┌─ Material

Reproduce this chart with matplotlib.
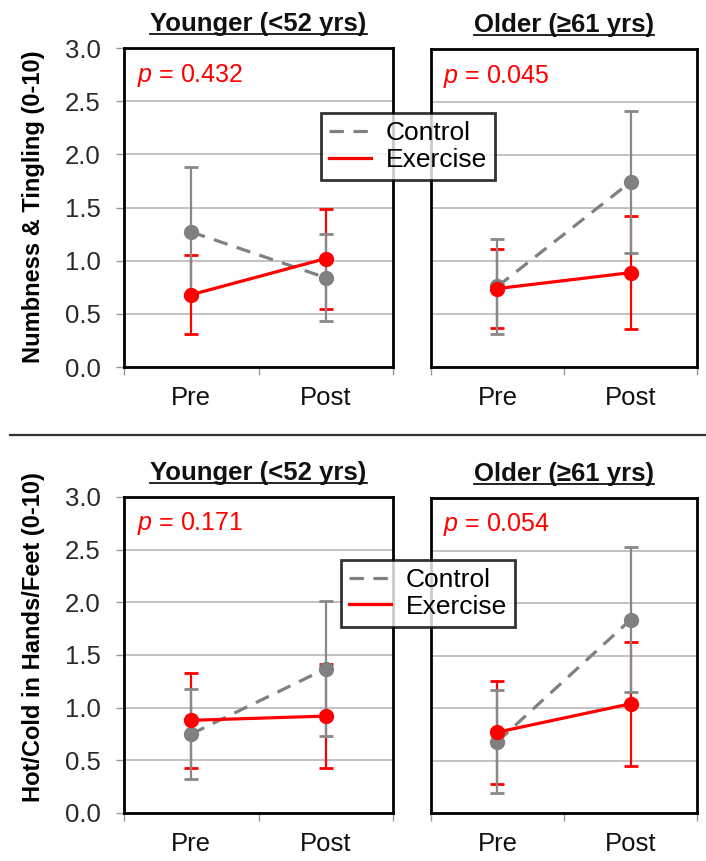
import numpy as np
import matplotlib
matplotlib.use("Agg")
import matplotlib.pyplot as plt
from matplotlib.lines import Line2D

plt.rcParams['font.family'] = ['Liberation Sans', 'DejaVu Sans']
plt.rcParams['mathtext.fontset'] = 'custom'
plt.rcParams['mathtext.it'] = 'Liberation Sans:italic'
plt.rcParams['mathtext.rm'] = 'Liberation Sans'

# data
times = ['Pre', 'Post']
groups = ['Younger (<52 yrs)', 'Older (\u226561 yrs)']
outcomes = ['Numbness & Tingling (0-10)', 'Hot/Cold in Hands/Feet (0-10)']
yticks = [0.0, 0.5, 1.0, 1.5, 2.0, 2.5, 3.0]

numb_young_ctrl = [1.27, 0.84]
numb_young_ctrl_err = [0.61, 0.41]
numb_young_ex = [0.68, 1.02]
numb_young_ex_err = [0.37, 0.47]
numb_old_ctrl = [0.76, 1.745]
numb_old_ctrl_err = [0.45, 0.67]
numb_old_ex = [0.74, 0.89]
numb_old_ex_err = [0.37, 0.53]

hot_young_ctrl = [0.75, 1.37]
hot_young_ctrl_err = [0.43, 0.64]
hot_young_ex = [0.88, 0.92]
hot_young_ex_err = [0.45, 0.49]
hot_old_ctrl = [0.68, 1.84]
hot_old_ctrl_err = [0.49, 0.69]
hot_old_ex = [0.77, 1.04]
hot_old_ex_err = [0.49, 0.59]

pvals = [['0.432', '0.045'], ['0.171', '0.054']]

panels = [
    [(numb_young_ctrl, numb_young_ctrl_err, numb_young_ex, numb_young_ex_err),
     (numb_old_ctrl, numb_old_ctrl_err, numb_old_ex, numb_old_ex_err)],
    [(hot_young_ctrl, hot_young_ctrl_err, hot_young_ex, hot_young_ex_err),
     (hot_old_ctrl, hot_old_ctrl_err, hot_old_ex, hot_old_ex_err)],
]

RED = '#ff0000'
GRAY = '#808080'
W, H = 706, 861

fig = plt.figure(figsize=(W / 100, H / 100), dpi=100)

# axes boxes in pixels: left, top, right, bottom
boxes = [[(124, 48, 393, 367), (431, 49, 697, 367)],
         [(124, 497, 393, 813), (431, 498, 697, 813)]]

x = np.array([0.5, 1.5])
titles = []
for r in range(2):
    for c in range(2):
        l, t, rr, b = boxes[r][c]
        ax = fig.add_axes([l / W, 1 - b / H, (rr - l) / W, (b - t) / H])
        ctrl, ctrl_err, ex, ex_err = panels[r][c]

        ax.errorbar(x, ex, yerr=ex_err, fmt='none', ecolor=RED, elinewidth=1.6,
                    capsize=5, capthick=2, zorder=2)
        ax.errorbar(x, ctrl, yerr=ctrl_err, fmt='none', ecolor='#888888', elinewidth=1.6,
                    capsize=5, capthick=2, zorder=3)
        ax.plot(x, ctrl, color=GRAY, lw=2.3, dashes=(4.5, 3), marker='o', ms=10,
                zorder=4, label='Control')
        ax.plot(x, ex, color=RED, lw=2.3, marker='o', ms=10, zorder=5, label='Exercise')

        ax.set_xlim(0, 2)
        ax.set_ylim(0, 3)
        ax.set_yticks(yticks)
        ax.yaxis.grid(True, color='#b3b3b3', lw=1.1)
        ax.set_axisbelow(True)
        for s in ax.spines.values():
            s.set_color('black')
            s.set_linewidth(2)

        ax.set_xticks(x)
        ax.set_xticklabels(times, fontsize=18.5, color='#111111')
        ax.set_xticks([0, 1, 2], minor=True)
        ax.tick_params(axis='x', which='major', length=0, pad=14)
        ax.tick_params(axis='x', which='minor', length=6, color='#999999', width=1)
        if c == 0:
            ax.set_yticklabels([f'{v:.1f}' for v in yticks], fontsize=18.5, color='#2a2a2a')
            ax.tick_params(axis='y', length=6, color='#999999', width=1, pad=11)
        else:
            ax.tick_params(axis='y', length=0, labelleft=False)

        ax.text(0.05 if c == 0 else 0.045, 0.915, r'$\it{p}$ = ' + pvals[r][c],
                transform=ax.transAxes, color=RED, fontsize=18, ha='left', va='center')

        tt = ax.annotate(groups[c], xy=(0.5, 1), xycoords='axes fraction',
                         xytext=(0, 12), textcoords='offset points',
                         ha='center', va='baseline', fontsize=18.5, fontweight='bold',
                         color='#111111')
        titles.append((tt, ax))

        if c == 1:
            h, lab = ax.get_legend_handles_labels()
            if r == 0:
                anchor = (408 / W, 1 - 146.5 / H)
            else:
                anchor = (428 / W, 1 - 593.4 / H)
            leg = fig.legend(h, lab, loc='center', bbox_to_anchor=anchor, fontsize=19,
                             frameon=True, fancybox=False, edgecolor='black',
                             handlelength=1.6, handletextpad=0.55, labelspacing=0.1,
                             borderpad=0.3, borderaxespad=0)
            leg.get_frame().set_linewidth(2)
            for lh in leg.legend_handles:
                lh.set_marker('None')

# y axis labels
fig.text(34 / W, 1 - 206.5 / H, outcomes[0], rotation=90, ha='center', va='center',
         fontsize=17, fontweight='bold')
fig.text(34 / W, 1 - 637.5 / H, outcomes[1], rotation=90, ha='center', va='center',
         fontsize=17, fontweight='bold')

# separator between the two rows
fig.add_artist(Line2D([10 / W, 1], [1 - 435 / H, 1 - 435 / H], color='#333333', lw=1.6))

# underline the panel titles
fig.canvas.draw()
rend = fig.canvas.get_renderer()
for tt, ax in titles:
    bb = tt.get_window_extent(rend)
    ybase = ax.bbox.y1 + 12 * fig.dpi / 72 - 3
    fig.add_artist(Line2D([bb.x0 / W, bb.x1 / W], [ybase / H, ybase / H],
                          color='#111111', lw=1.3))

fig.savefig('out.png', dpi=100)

└─

Restate the listing above word for word, and skip the pictures.

* Result for this task:
Reproduce this chart with matplotlib.
import numpy as np
import matplotlib
matplotlib.use("Agg")
import matplotlib.pyplot as plt
from matplotlib.lines import Line2D

plt.rcParams['font.family'] = ['Liberation Sans', 'DejaVu Sans']
plt.rcParams['mathtext.fontset'] = 'custom'
plt.rcParams['mathtext.it'] = 'Liberation Sans:italic'
plt.rcParams['mathtext.rm'] = 'Liberation Sans'

# data
times = ['Pre', 'Post']
groups = ['Younger (<52 yrs)', 'Older (\u226561 yrs)']
outcomes = ['Numbness & Tingling (0-10)', 'Hot/Cold in Hands/Feet (0-10)']
yticks = [0.0, 0.5, 1.0, 1.5, 2.0, 2.5, 3.0]

numb_young_ctrl = [1.27, 0.84]
numb_young_ctrl_err = [0.61, 0.41]
numb_young_ex = [0.68, 1.02]
numb_young_ex_err = [0.37, 0.47]
numb_old_ctrl = [0.76, 1.745]
numb_old_ctrl_err = [0.45, 0.67]
numb_old_ex = [0.74, 0.89]
numb_old_ex_err = [0.37, 0.53]

hot_young_ctrl = [0.75, 1.37]
hot_young_ctrl_err = [0.43, 0.64]
hot_young_ex = [0.88, 0.92]
hot_young_ex_err = [0.45, 0.49]
hot_old_ctrl = [0.68, 1.84]
hot_old_ctrl_err = [0.49, 0.69]
hot_old_ex = [0.77, 1.04]
hot_old_ex_err = [0.49, 0.59]

pvals = [['0.432', '0.045'], ['0.171', '0.054']]

panels = [
    [(numb_young_ctrl, numb_young_ctrl_err, numb_young_ex, numb_young_ex_err),
     (numb_old_ctrl, numb_old_ctrl_err, numb_old_ex, numb_old_ex_err)],
    [(hot_young_ctrl, hot_young_ctrl_err, hot_young_ex, hot_young_ex_err),
     (hot_old_ctrl, hot_old_ctrl_err, hot_old_ex, hot_old_ex_err)],
]

RED = '#ff0000'
GRAY = '#808080'
W, H = 706, 861

fig = plt.figure(figsize=(W / 100, H / 100), dpi=100)

# axes boxes in pixels: left, top, right, bottom
boxes = [[(124, 48, 393, 367), (431, 49, 697, 367)],
         [(124, 497, 393, 813), (431, 498, 697, 813)]]

x = np.array([0.5, 1.5])
titles = []
for r in range(2):
    for c in range(2):
        l, t, rr, b = boxes[r][c]
        ax = fig.add_axes([l / W, 1 - b / H, (rr - l) / W, (b - t) / H])
        ctrl, ctrl_err, ex, ex_err = panels[r][c]

        ax.errorbar(x, ex, yerr=ex_err, fmt='none', ecolor=RED, elinewidth=1.6,
                    capsize=5, capthick=2, zorder=2)
        ax.errorbar(x, ctrl, yerr=ctrl_err, fmt='none', ecolor='#888888', elinewidth=1.6,
                    capsize=5, capthick=2, zorder=3)
        ax.plot(x, ctrl, color=GRAY, lw=2.3, dashes=(4.5, 3), marker='o', ms=10,
                zorder=4, label='Control')
        ax.plot(x, ex, color=RED, lw=2.3, marker='o', ms=10, zorder=5, label='Exercise')

        ax.set_xlim(0, 2)
        ax.set_ylim(0, 3)
        ax.set_yticks(yticks)
        ax.yaxis.grid(True, color='#b3b3b3', lw=1.1)
        ax.set_axisbelow(True)
        for s in ax.spines.values():
            s.set_color('black')
            s.set_linewidth(2)

        ax.set_xticks(x)
        ax.set_xticklabels(times, fontsize=18.5, color='#111111')
        ax.set_xticks([0, 1, 2], minor=True)
        ax.tick_params(axis='x', which='major', length=0, pad=14)
        ax.tick_params(axis='x', which='minor', length=6, color='#999999', width=1)
        if c == 0:
            ax.set_yticklabels([f'{v:.1f}' for v in yticks], fontsize=18.5, color='#2a2a2a')
            ax.tick_params(axis='y', length=6, color='#999999', width=1, pad=11)
        else:
            ax.tick_params(axis='y', length=0, labelleft=False)

        ax.text(0.05 if c == 0 else 0.045, 0.915, r'$\it{p}$ = ' + pvals[r][c],
                transform=ax.transAxes, color=RED, fontsize=18, ha='left', va='center')

        tt = ax.annotate(groups[c], xy=(0.5, 1), xycoords='axes fraction',
                         xytext=(0, 12), textcoords='offset points',
                         ha='center', va='baseline', fontsize=18.5, fontweight='bold',
                         color='#111111')
        titles.append((tt, ax))

        if c == 1:
            h, lab = ax.get_legend_handles_labels()
            if r == 0:
                anchor = (408 / W, 1 - 146.5 / H)
            else:
                anchor = (428 / W, 1 - 593.4 / H)
            leg = fig.legend(h, lab, loc='center', bbox_to_anchor=anchor, fontsize=19,
                             frameon=True, fancybox=False, edgecolor='black',
                             handlelength=1.6, handletextpad=0.55, labelspacing=0.1,
                             borderpad=0.3, borderaxespad=0)
            leg.get_frame().set_linewidth(2)
            for lh in leg.legend_handles:
                lh.set_marker('None')

# y axis labels
fig.text(34 / W, 1 - 206.5 / H, outcomes[0], rotation=90, ha='center', va='center',
         fontsize=17, fontweight='bold')
fig.text(34 / W, 1 - 637.5 / H, outcomes[1], rotation=90, ha='center', va='center',
         fontsize=17, fontweight='bold')

# separator between the two rows
fig.add_artist(Line2D([10 / W, 1], [1 - 435 / H, 1 - 435 / H], color='#333333', lw=1.6))

# underline the panel titles
fig.canvas.draw()
rend = fig.canvas.get_renderer()
for tt, ax in titles:
    bb = tt.get_window_extent(rend)
    ybase = ax.bbox.y1 + 12 * fig.dpi / 72 - 3
    fig.add_artist(Line2D([bb.x0 / W, bb.x1 / W], [ybase / H, ybase / H],
                          color='#111111', lw=1.3))

fig.savefig('out.png', dpi=100)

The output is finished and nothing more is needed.